───── Extracted material ─────

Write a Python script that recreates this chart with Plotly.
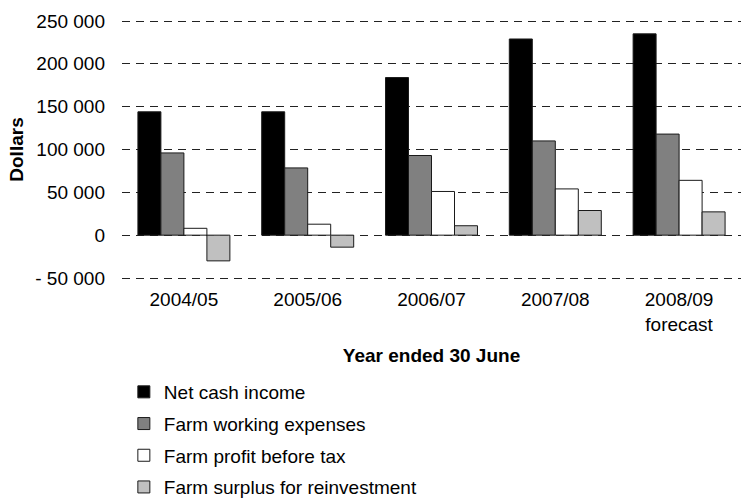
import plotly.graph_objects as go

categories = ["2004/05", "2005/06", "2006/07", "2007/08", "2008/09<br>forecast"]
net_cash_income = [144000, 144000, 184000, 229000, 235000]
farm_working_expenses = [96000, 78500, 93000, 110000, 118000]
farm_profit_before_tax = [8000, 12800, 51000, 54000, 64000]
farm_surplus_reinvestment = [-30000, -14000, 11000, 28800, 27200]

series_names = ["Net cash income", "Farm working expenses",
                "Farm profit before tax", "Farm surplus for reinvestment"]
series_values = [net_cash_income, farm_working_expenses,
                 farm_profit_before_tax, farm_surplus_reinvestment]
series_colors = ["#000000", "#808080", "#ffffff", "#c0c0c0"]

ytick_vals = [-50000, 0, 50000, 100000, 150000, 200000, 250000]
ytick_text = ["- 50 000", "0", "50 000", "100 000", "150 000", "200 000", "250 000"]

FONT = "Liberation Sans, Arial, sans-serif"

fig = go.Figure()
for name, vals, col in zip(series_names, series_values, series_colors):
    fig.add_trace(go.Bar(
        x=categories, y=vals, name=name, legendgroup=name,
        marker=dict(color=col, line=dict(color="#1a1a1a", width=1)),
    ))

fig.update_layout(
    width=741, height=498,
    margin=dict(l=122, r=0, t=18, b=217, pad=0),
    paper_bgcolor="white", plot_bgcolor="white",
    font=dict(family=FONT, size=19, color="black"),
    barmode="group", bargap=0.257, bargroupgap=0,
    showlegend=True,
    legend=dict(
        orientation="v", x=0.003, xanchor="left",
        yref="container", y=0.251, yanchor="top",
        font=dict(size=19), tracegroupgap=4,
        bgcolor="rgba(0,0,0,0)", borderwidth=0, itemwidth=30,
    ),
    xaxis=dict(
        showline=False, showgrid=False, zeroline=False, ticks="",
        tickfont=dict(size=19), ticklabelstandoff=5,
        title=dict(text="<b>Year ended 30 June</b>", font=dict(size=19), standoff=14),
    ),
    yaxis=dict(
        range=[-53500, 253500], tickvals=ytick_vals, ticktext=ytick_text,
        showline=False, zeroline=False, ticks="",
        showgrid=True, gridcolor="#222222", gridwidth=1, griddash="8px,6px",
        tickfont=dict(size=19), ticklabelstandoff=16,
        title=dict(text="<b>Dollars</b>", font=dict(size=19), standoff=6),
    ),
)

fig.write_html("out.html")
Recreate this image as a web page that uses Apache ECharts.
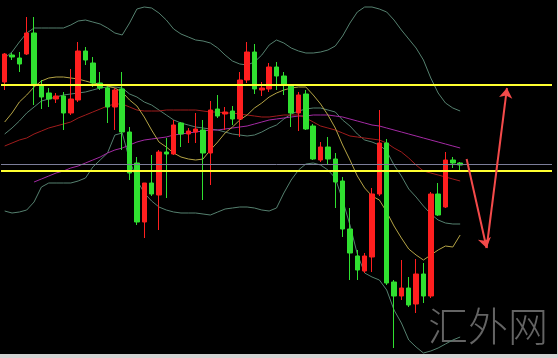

─────

Directions: Select the lines that carry the string "this" and copy them.

Written answer:
Write a Python script that recreates this chart with Plotly.
Recreate this image as a web page that uses Apache ECharts.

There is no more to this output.